SOS d’un vendeur en détresse

Quelles leçons ai-je retenues de ces dix dernières années de profonde remise en cause des pratiques commerciales ? Récapitulons.

Leçon n°1 : Ce n’est pas nouveau mais les vendeurs n’ont pas la cote !

Déjà en 2010, une étude de l’IFOP, publiée par lemonde.fr, mettait en avant le jugement sévère des français à l’égard de la fonction commerciale. Considéré comme inutile, dépassé, voire incompétent et intrusif, le vendeur inspirait déjà de la défiance à en être « maudit » selon la publication. Sa simple présence pouvait même s’avérer contreproductive au moment de la conclusion, s’il se montrait trop insistant ! Depuis, les études sur les parcours d’achat ont montré que la rencontre avec le vendeur est de plus en plus tardive… lorsqu’elle est maintenue. La vente est un sport à handicap !

Leçon n° 2 : la seule confiance en soi ne remplace pas la compétence

En une décennie, la facilité d’accès à une information pléthorique et apparemment gratuite a développé chez les clients un sentiment d’autonomie illusoire et de méfiance exacerbée. Cette volonté d’indépendance et cette quête du libre arbitre face à la décision est à l’origine du mouvement des « autonomistes de l’achat ».
La première génération d’acheteurs « autonomistes », que j’appellerais le canal historique était pacifiste et contrôlable. C’est grâce à une assurance construite sur un vernis de connaissances récemment acquises et à une capacité à vérifier la fiabilité des arguments en temps réel, que ces « autonomistes » pouvaient tenir tête et parfois déstabiliser des vendeurs peu expérimentés.
En revanche, pour les commerciaux aguerris et préparés, cette illusion de connaissance était facilement contrée par quelques questions, le plus souvent d’ordre technique, suffisamment complexes pour rester sans réponse.
Le client autonomiste perdait alors de sa superbe et se trouvait confronté à sa propre incompétence et aux risques d’erreurs qui l’accompagnent.
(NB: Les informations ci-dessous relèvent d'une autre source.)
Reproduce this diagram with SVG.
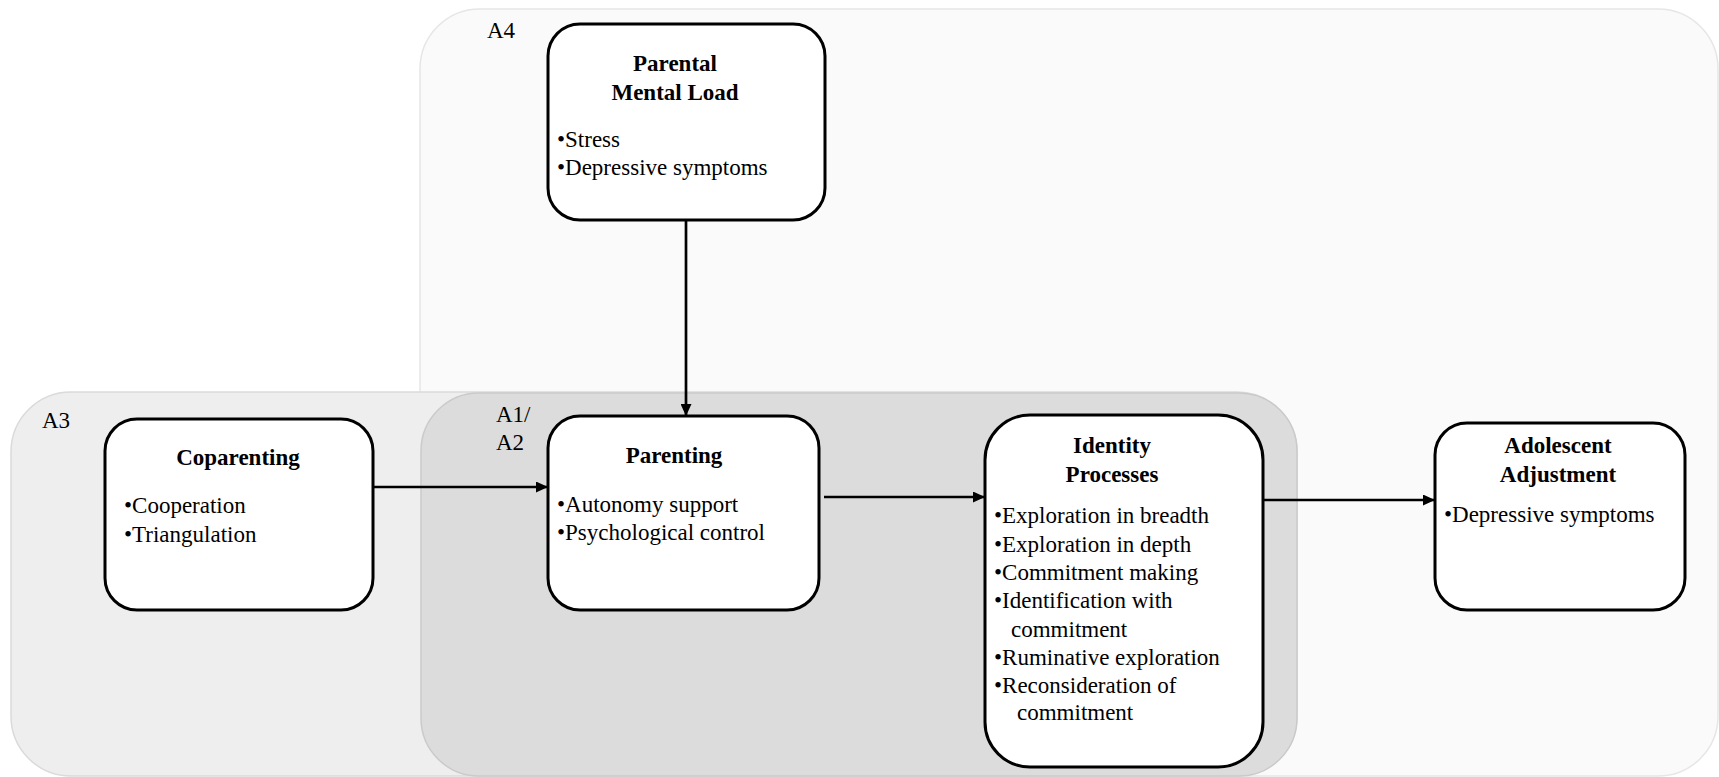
<svg xmlns="http://www.w3.org/2000/svg" width="1719" height="777" viewBox="0 0 1719 777">
<style>
text{font-family:"Liberation Serif","Times New Roman",serif;font-size:23px;fill:#000}
.t{font-weight:bold;text-anchor:middle}
.node{fill:#fff;stroke:#000;stroke-width:3}
.conn{stroke:#000;stroke-width:2.7;fill:none}
</style>
<defs>
<marker id="arr" markerUnits="userSpaceOnUse" markerWidth="12" markerHeight="11" refX="12" refY="5.5" orient="auto">
<path d="M0,0 L12,5.5 L0,11 z" fill="#000"/>
</marker>
</defs>
<rect width="1719" height="777" fill="#fff"/>
<g id="regions">
<g id="A4"><rect x="420" y="9" width="1298" height="767" rx="60" fill="#fafafa" stroke="#e6e6e6" stroke-width="1.5"/>
<text x="487" y="38">A4</text></g>
<g id="A3"><rect x="11" y="392" width="1286" height="384" rx="60" fill="#eeeeee" stroke="#dadada" stroke-width="1.5"/>
<text x="42" y="428">A3</text></g>
<g id="A1A2"><rect x="421" y="393" width="876" height="383" rx="58" fill="#dcdcdc" stroke="#cacaca" stroke-width="1.5"/>
<text x="496" y="422">A1/</text><text x="496" y="450">A2</text></g>
</g>
<g id="connectors">
<line class="conn" x1="686" y1="221" x2="686" y2="416" marker-end="url(#arr)"/>
<line class="conn" x1="373" y1="487" x2="548" y2="487" marker-end="url(#arr)"/>
<line class="conn" x1="824" y1="497" x2="985" y2="497" marker-end="url(#arr)"/>
<line class="conn" x1="1263" y1="500" x2="1435" y2="500" marker-end="url(#arr)"/>
</g>
<g id="parental-mental-load">
<rect class="node" x="548" y="24" width="277" height="196" rx="32"/>
<text class="t" x="675" y="71">Parental</text>
<text class="t" x="675" y="100">Mental Load</text>
<text x="557" y="147">•Stress</text>
<text x="557" y="175">•Depressive symptoms</text>
</g>
<g id="coparenting">
<rect class="node" x="105" y="419" width="268" height="191" rx="32"/>
<text class="t" x="238" y="465">Coparenting</text>
<text x="124" y="513">•Cooperation</text>
<text x="124" y="542">•Triangulation</text>
</g>
<g id="parenting">
<rect class="node" x="548" y="416" width="271" height="194" rx="32"/>
<text class="t" x="674" y="463">Parenting</text>
<text x="557" y="512">•Autonomy support</text>
<text x="557" y="540">•Psychological control</text>
</g>
<g id="identity-processes">
<rect class="node" x="985" y="415" width="278" height="352" rx="45"/>
<text class="t" x="1112" y="453">Identity</text>
<text class="t" x="1112" y="482">Processes</text>
<text x="994" y="523">•Exploration in breadth</text>
<text x="994" y="552">•Exploration in depth</text>
<text x="994" y="580">•Commitment making</text>
<text x="994" y="608">•Identification with</text>
<text x="1011" y="637">commitment</text>
<text x="994" y="665">•Ruminative exploration</text>
<text x="994" y="693">•Reconsideration of</text>
<text x="1017" y="720">commitment</text>
</g>
<g id="adolescent-adjustment">
<rect class="node" x="1435" y="423" width="250" height="187" rx="32"/>
<text class="t" x="1558" y="453">Adolescent</text>
<text class="t" x="1558" y="482">Adjustment</text>
<text x="1444" y="522">•Depressive symptoms</text>
</g>
</svg>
Leçon n° 3 : les médisances et les calomnies sont la ressource des têtes vides

Il faut bien l’admettre, le client connecté s’adapte rapidement. Un nouveau courant autonomiste radical, de type « canal hystérique » cette fois, polémique et ingérable a fait son apparition ces dernières années. Utilisant les réseaux sociaux comme arme de destruction massive, ce canal hystérique de l’achat contrôle de nombreuses situations par un pouvoir de nuisance considérable qui contraint vendeurs et entreprises à souvent céder face à une menace. Le risque est omniprésent d’entacher une réputation devenue tellement fragile et éphémère.
Difficile, en effet, pour le commun des mortels de faire la différence entre, d’un côté, des témoignages sincères de clients signalant la défaillance d’un produit ou d’un service et de l’autre, des communications calomnieuses – parfois tarifées – qui circulent pour affaiblir un concurrent devenu gênant.

Leçon n° 4 : Une nouvelle espèce de vendeurs connectés s’est infiltrée

Bafouant les règles de transparence d’une carte de visite où s’affichent clairement le nom du commercial, celui de son entreprise et des marques qu’il développe, de nouveaux acteurs du monde commercial en ligne cassent les codes en générant des millions de vues et d’interactions virtuelles…. pendant que moi, vendeur traditionnel, je tente maladroitement d’obtenir des rendez-vous avec des prospects qui ne perçoivent pas l’utilité de me recevoir.
L’influence de masse insidieuse et incontrôlée des blogueurs et influenceurs du net repose sur 3 forces :
- Une exploitation poussée des biais cognitifs et des techniques d’influence associées
- La parfaite intégration de l’irrationalité des comportements humains
- Une réelle maitrise des nouveaux codes et outils de communication

Ces nouveaux « vendeurs masqués » sont ainsi devenus maitres dans l’art de capter, capturer et détourner l’attention, véritable pilier de tout processus d’influence.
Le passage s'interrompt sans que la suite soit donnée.